Simple monthly protocol:

  1. End of each month: calculate business revenue, business expenses, and tax set-aside
  2. Transfer tax set-aside to tax savings account (25–30% of revenue)
  3. Pay business expenses from operating account
  4. Whatever’s left is your “available to pay yourself”, transfer to personal checking

This protocol prevents you from over-paying yourself during a good month and then being short when tax time comes.

What to actually run through the business account

Deposit into the business account:

  • All client payments (direct bank transfer, check, or via Stripe/PayPal deposits)
  • Any interest earned on business balances
  • Any legitimate business-related reimbursements

Pay from the business account:

  • Software subscriptions (Slack, Figma, Adobe, etc.)
  • Contractor payments
  • Business meals (if meeting clients)
  • Professional development (courses, books, conferences)
  • Office supplies and equipment
  • Professional services (accountant, lawyer)
  • Travel for business purposes
  • Marketing costs
  • Insurance (E&O, General Liability)
  • Self-employment tax payments

Do NOT pay from the business account:

  • Personal groceries
  • Personal rent/mortgage
  • Personal entertainment
  • Personal vacation
  • Family gifts

Even as a sole prop where “the business is you,” the clean separation is critical.

If you already commingled for a year: how to clean up

Don’t panic.
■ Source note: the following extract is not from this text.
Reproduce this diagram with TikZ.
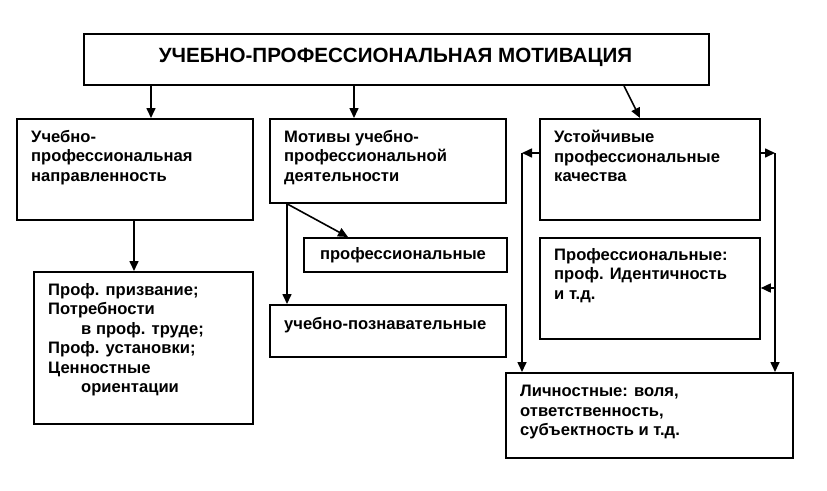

This is fixable.

  1. Open the business account now.
  2. Transfer everything except a small buffer to the new business account.
  3. Have bookkeeping software (or your accountant) categorize the prior year’s mixed transactions. This is a one-time project, usually 4–10 hours depending on volume.
  4. Going forward, 100% separation.

The pain of cleanup is real but finite. The pain of continued commingling compounds forever.

Do this today

If you don’t have a separate business bank account yet, block 30 minutes right now. Pick Novo, Bluevine, or Relay (or Mercury if LLC’d). Complete the online application. Fund with whatever’s easy.

This afternoon: connect to your bookkeeping software. This week: update Stripe/PayPal and notify any ACH clients.

The freelancers who run clean books always have this account. The freelancers who struggle every tax season don’t. The account itself takes 30 minutes to open; it saves 30+ hours a year ongoing.